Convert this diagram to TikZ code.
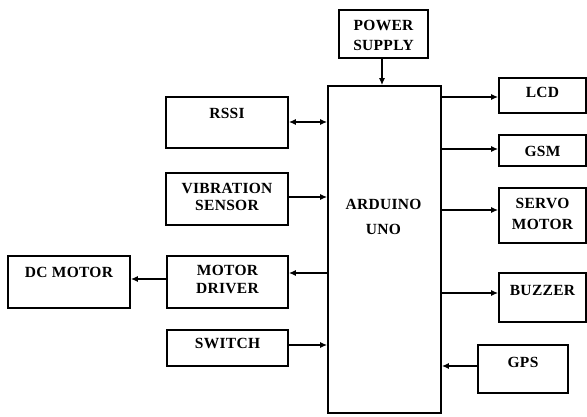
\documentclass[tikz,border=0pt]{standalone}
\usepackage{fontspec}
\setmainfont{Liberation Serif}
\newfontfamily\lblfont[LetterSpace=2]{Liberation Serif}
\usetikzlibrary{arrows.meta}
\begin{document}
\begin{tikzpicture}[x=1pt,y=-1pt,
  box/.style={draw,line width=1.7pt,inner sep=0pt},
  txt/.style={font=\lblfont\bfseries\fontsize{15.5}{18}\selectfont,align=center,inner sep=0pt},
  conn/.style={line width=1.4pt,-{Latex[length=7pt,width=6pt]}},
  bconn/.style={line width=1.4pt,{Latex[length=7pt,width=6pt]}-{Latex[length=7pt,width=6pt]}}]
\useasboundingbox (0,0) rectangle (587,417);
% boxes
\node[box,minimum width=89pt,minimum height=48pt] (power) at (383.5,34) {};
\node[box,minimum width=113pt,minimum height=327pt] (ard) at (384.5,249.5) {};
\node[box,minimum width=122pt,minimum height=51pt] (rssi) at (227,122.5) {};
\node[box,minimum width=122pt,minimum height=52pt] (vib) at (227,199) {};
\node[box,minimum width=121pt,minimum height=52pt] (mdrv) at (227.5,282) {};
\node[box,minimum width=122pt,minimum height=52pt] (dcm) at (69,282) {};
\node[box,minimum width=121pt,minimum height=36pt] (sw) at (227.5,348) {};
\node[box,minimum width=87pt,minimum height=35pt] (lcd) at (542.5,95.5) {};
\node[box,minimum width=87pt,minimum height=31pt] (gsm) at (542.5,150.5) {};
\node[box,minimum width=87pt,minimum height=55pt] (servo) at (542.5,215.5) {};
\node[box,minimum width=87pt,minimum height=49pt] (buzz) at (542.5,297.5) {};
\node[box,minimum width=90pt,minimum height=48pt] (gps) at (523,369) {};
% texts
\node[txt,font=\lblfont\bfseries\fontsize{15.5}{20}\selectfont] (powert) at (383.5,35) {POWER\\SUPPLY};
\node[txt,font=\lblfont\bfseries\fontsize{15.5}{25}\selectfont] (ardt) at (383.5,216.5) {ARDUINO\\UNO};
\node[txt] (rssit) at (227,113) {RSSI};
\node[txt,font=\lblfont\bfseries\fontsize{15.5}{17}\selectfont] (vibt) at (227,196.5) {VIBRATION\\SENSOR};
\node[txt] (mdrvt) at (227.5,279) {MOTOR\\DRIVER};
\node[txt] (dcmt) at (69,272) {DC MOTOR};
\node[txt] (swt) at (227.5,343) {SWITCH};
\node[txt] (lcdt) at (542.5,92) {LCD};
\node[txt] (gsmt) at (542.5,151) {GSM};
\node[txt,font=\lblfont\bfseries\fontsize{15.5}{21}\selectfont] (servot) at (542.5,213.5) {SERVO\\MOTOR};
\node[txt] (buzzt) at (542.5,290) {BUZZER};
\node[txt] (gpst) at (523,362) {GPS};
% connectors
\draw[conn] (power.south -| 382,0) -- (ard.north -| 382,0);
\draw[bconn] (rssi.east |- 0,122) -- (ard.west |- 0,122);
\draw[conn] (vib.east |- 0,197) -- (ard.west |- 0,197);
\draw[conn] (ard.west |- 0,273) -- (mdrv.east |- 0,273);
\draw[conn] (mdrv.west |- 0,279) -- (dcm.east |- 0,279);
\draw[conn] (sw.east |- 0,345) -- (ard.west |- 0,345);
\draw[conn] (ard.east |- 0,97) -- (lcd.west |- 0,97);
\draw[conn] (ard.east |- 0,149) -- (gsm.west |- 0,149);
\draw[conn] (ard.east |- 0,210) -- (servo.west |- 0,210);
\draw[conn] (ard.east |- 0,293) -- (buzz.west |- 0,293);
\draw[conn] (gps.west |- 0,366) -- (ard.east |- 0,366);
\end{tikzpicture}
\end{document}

• **Exercise**:
Set the pictures aside and transcribe the data above exactly.

• **The reply**:
Convert this diagram to TikZ code.
\documentclass[tikz,border=0pt]{standalone}
\usepackage{fontspec}
\setmainfont{Liberation Serif}
\newfontfamily\lblfont[LetterSpace=2]{Liberation Serif}
\usetikzlibrary{arrows.meta}
\begin{document}
\begin{tikzpicture}[x=1pt,y=-1pt,
  box/.style={draw,line width=1.7pt,inner sep=0pt},
  txt/.style={font=\lblfont\bfseries\fontsize{15.5}{18}\selectfont,align=center,inner sep=0pt},
  conn/.style={line width=1.4pt,-{Latex[length=7pt,width=6pt]}},
  bconn/.style={line width=1.4pt,{Latex[length=7pt,width=6pt]}-{Latex[length=7pt,width=6pt]}}]
\useasboundingbox (0,0) rectangle (587,417);
% boxes
\node[box,minimum width=89pt,minimum height=48pt] (power) at (383.5,34) {};
\node[box,minimum width=113pt,minimum height=327pt] (ard) at (384.5,249.5) {};
\node[box,minimum width=122pt,minimum height=51pt] (rssi) at (227,122.5) {};
\node[box,minimum width=122pt,minimum height=52pt] (vib) at (227,199) {};
\node[box,minimum width=121pt,minimum height=52pt] (mdrv) at (227.5,282) {};
\node[box,minimum width=122pt,minimum height=52pt] (dcm) at (69,282) {};
\node[box,minimum width=121pt,minimum height=36pt] (sw) at (227.5,348) {};
\node[box,minimum width=87pt,minimum height=35pt] (lcd) at (542.5,95.5) {};
\node[box,minimum width=87pt,minimum height=31pt] (gsm) at (542.5,150.5) {};
\node[box,minimum width=87pt,minimum height=55pt] (servo) at (542.5,215.5) {};
\node[box,minimum width=87pt,minimum height=49pt] (buzz) at (542.5,297.5) {};
\node[box,minimum width=90pt,minimum height=48pt] (gps) at (523,369) {};
% texts
\node[txt,font=\lblfont\bfseries\fontsize{15.5}{20}\selectfont] (powert) at (383.5,35) {POWER\\SUPPLY};
\node[txt,font=\lblfont\bfseries\fontsize{15.5}{25}\selectfont] (ardt) at (383.5,216.5) {ARDUINO\\UNO};
\node[txt] (rssit) at (227,113) {RSSI};
\node[txt,font=\lblfont\bfseries\fontsize{15.5}{17}\selectfont] (vibt) at (227,196.5) {VIBRATION\\SENSOR};
\node[txt] (mdrvt) at (227.5,279) {MOTOR\\DRIVER};
\node[txt] (dcmt) at (69,272) {DC MOTOR};
\node[txt] (swt) at (227.5,343) {SWITCH};
\node[txt] (lcdt) at (542.5,92) {LCD};
\node[txt] (gsmt) at (542.5,151) {GSM};
\node[txt,font=\lblfont\bfseries\fontsize{15.5}{21}\selectfont] (servot) at (542.5,213.5) {SERVO\\MOTOR};
\node[txt] (buzzt) at (542.5,290) {BUZZER};
\node[txt] (gpst) at (523,362) {GPS};
% connectors
\draw[conn] (power.south -| 382,0) -- (ard.north -| 382,0);
\draw[bconn] (rssi.east |- 0,122) -- (ard.west |- 0,122);
\draw[conn] (vib.east |- 0,197) -- (ard.west |- 0,197);
\draw[conn] (ard.west |- 0,273) -- (mdrv.east |- 0,273);
\draw[conn] (mdrv.west |- 0,279) -- (dcm.east |- 0,279);
\draw[conn] (sw.east |- 0,345) -- (ard.west |- 0,345);
\draw[conn] (ard.east |- 0,97) -- (lcd.west |- 0,97);
\draw[conn] (ard.east |- 0,149) -- (gsm.west |- 0,149);
\draw[conn] (ard.east |- 0,210) -- (servo.west |- 0,210);
\draw[conn] (ard.east |- 0,293) -- (buzz.west |- 0,293);
\draw[conn] (gps.west |- 0,366) -- (ard.east |- 0,366);
\end{tikzpicture}
\end{document}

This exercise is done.